7

, by Albert Camilleri

7

At the close of October 2011, the world’s seventh billionth baby was said to have been born. Danica May Camacho, born in the Philippines, is the second child of parents Camille Dalura and Florante Camacho and instantly became the centre of the international media’s attention. Strangely enough, this wasn’t highlighted by our local news media, encouraging me to write a few reflections on this new magic number – 7.

Present at the birth was the Philippines own sixth billionth baby, who is now 12 year old, Lorrize Mae Guevarra. The Philippines declared her historical birth back in 1999. I wasn’t alone on reflecting on this landmark. UN chief Ban Ki-moon commented on how “This is not a story about numbers. This is a story about people”.

"Seven billion people who need enough food. Enough energy. Good opportunities in life for jobs and education. Rights and freedoms. The freedom to speak. The freedom to raise their own children in peace and security.”

The UN estimates that with the current rate of speed, the population will hit the 10 billion mark by 2100. But before getting carried away with even more numbers, it’s important to stop and think about what this number will mean to our lives and our generation. As Ban Ki-moon, this is not about numbers. 7 represent 7 billion humans, 7 billion lives and 7 billion individuals, all unique, all different, and all fundamentally distinct.

People will comment about what this will mean in terms of earth resources such as basic food and water. True, the growing number will mount further pressure on our planet. Also true is that more humans will lead to more environmental ruin, at this current rate of progress. Yet, this is not my main contemplation. 7 billion people mean 7 billion values and opinions, and in a globalised world, that is something to ponder about.

In the last few months we have witnessed how masses can bring about political pressure on governments and nations. The Arab Spring was one example, and the latest economic protests are a key example of groups of people joining together for a single cause. Indeed, 7 billion will continue to have an adverse effect on democracy as we know it. Population growth is focused in developing countries, mostly in the Asian and African continent, areas where democracy is still in its infancy.

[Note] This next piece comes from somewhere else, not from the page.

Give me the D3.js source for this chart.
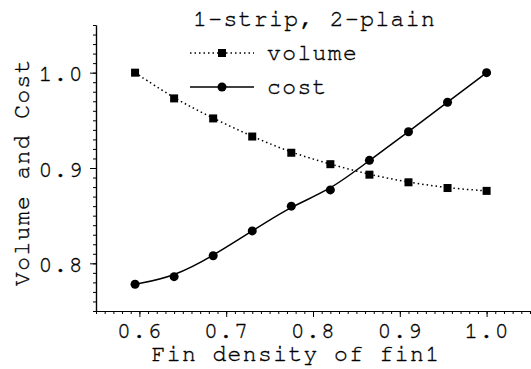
<!DOCTYPE html>
<html>
<head>
<meta charset="utf-8">
<script src="https://cdn.jsdelivr.net/npm/d3@7"></script>
<style>
  html, body { margin: 0; padding: 0; background: #fff; }
  svg { display: block; }
  text { font-family: "Nimbus Mono PS", "Nimbus Mono L", "FreeMono", "Courier", "Courier New", "Liberation Mono", monospace; fill: #000; stroke: #000; stroke-width: 0.35px; }
</style>
</head>
<body>
<svg id="chart" width="531" height="369"></svg>
<script>
// Fin density of fin1 (x) and normalised volume / cost
const finDensity = [0.595, 0.64, 0.685, 0.73, 0.775, 0.82, 0.865, 0.91, 0.955, 1.0];
const volume = [1.000, 0.973, 0.952, 0.933, 0.916, 0.904, 0.893, 0.885, 0.879, 0.876];
const cost   = [0.778, 0.786, 0.808, 0.834, 0.860, 0.877, 0.908, 0.938, 0.969, 1.000];

const xMajorTicks = [0.6, 0.7, 0.8, 0.9, 1.0];
const yMajorTicks = [0.8, 0.9, 1.0];
const xDomain = [0.55, 1.05];
const yDomain = [0.75, 1.05];

const titleText = "1-strip, 2-plain";
const seriesNames = ["volume", "cost"];
const xTitle = "Fin density of fin1";
const yTitle = "Volume and Cost";

const svg = d3.select("#chart");
const plotLeft = 96, plotRight = 530, plotTop = 25, plotBottom = 311;

const x = d3.scaleLinear().domain(xDomain).range([plotLeft, plotRight]);
const y = d3.scaleLinear().domain(yDomain).range([plotBottom, plotTop]);

const fontSize = 23, spacing = 1.4;

// minor ticks every 0.01
const xMinor = d3.range(Math.round(xDomain[0] * 100), Math.round(xDomain[1] * 100) + 1).map(v => v / 100);
const yMinor = d3.range(Math.round(yDomain[0] * 100), Math.round(yDomain[1] * 100) + 1).map(v => v / 100);

function styleAxis(g) {
  g.attr("font-family", null).attr("font-size", null);
  g.selectAll("path.domain").attr("stroke", "#000").attr("stroke-width", 1.2);
  g.selectAll(".tick line").attr("stroke", "#000").attr("stroke-width", 1);
  g.selectAll(".tick text")
    .style("font-size", fontSize + "px")
    .style("letter-spacing", spacing + "px")
    .attr("fill", "#000");
}

// x axis
const gxMinor = svg.append("g").attr("transform", `translate(0,${plotBottom})`)
  .call(d3.axisBottom(x).tickValues(xMinor).tickSize(3).tickSizeOuter(0).tickFormat(""));
styleAxis(gxMinor);
const gx = svg.append("g").attr("transform", `translate(0,${plotBottom})`)
  .call(d3.axisBottom(x).tickValues(xMajorTicks).tickSize(6).tickSizeOuter(0).tickFormat(d3.format(".1f")));
styleAxis(gx);
gx.selectAll(".tick text")
  .attr("y", 27).attr("dy", 0)
  .attr("text-anchor", "middle");

// y axis
const gyMinor = svg.append("g").attr("transform", `translate(${plotLeft},0)`)
  .call(d3.axisLeft(y).tickValues(yMinor).tickSize(3).tickSizeOuter(0).tickFormat(""));
styleAxis(gyMinor);
const gy = svg.append("g").attr("transform", `translate(${plotLeft},0)`)
  .call(d3.axisLeft(y).tickValues(yMajorTicks).tickSize(6).tickSizeOuter(0).tickFormat(d3.format(".1f")));
styleAxis(gy);
gy.selectAll(".tick text")
  .attr("x", -12).attr("dy", "0.35em")
  .attr("text-anchor", "end");

// axis titles
svg.append("text")
  .attr("x", (plotLeft + 490) / 2 + 3).attr("y", 361)
  .attr("text-anchor", "middle")
  .style("font-size", fontSize + "px")
  .style("letter-spacing", spacing + "px")
  .text(xTitle);

svg.append("text")
  .attr("transform", `translate(29,${(plotTop + plotBottom) / 2 + 4}) rotate(-90)`)
  .attr("text-anchor", "middle")
  .style("font-size", fontSize + "px")
  .style("letter-spacing", spacing + "px")
  .text(yTitle);

// series lines
const line = (vals) => d3.line()
  .x((d, i) => x(finDensity[i]))
  .y(d => y(d))
  .curve(d3.curveBasis)(vals);

svg.append("path").attr("d", line(volume))
  .attr("fill", "none").attr("stroke", "#000").attr("stroke-width", 1.5)
  .attr("stroke-dasharray", "1.5 3");

svg.append("path").attr("d", line(cost))
  .attr("fill", "none").attr("stroke", "#000").attr("stroke-width", 1.5);

// markers
const sq = 8;
svg.append("g").selectAll("rect").data(volume).join("rect")
  .attr("x", (d, i) => x(finDensity[i]) - sq / 2)
  .attr("y", d => y(d) - sq / 2)
  .attr("width", sq).attr("height", sq).attr("fill", "#000");

svg.append("g").selectAll("circle").data(cost).join("circle")
  .attr("cx", (d, i) => x(finDensity[i]))
  .attr("cy", d => y(d))
  .attr("r", 4.5).attr("fill", "#000");

// legend
const lg = svg.append("g");
lg.append("text").attr("x", 193).attr("y", 26)
  .style("font-size", fontSize + "px").style("letter-spacing", spacing + "px")
  .text(titleText);

const legendRows = [
  { name: seriesNames[0], y: 53, dashed: true },
  { name: seriesNames[1], y: 87, dashed: false }
];
legendRows.forEach(r => {
  lg.append("line").attr("x1", 190).attr("x2", 254).attr("y1", r.y).attr("y2", r.y)
    .attr("stroke", "#000").attr("stroke-width", 1.5)
    .attr("stroke-dasharray", r.dashed ? "1.5 3" : null);
  if (r.dashed) {
    lg.append("rect").attr("x", 222 - sq / 2).attr("y", r.y - sq / 2)
      .attr("width", sq).attr("height", sq).attr("fill", "#000");
  } else {
    lg.append("circle").attr("cx", 222).attr("cy", r.y).attr("r", 4.5).attr("fill", "#000");
  }
  lg.append("text").attr("x", 267).attr("y", r.y + 7)
    .style("font-size", fontSize + "px").style("letter-spacing", spacing + "px")
    .text(r.name);
});
</script>
</body>
</html>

However, even for us Europeans, we must deliberate on how much effect this massive growth in numbers will have on our continent. Migration and economic competition for instance. More people means more movement, especially to the more traditional European countries of the West. With some of these countries experiencing already dense population in inner cities, it will add even more problems such as traffic, congestion, and noise and air pollution amongst others.

Countries such as China and India, with blooming populations are also thriving economically, competing more and more with European manufactures. Will Europe hold strong and manage to survive increasing competition? What Europe needs in order to do so is to recognise its strengths and use its advantages wisely, as well as continue to innovate. With what is termed as an ageing European population, migration can also be seen as part of a solution.

A few decades back, the world was starting to be referred to as the ‘global village’. Alas, this village has grown bigger, which would suggest it becoming a town and even a fully-fledged city. We have since started to integrate the world economically and socially. However, political integration, apart from UN institutions and international courts, has been severely limited. Will this change in the light of a bigger and more globalised world population? How will indirect democracy be able to represent so many people? How will those in government be able to say they represent so many people in their different constituencies? I’m not expecting an answer, but it’s vital that we start thinking about this now.

In conclusion, this population boom poses new questions to humanity. How will we be able to bring 7 billion people together? How will be able to make compromises in our world of plenty? And my final reflection; how will we manage to stand out and make a difference?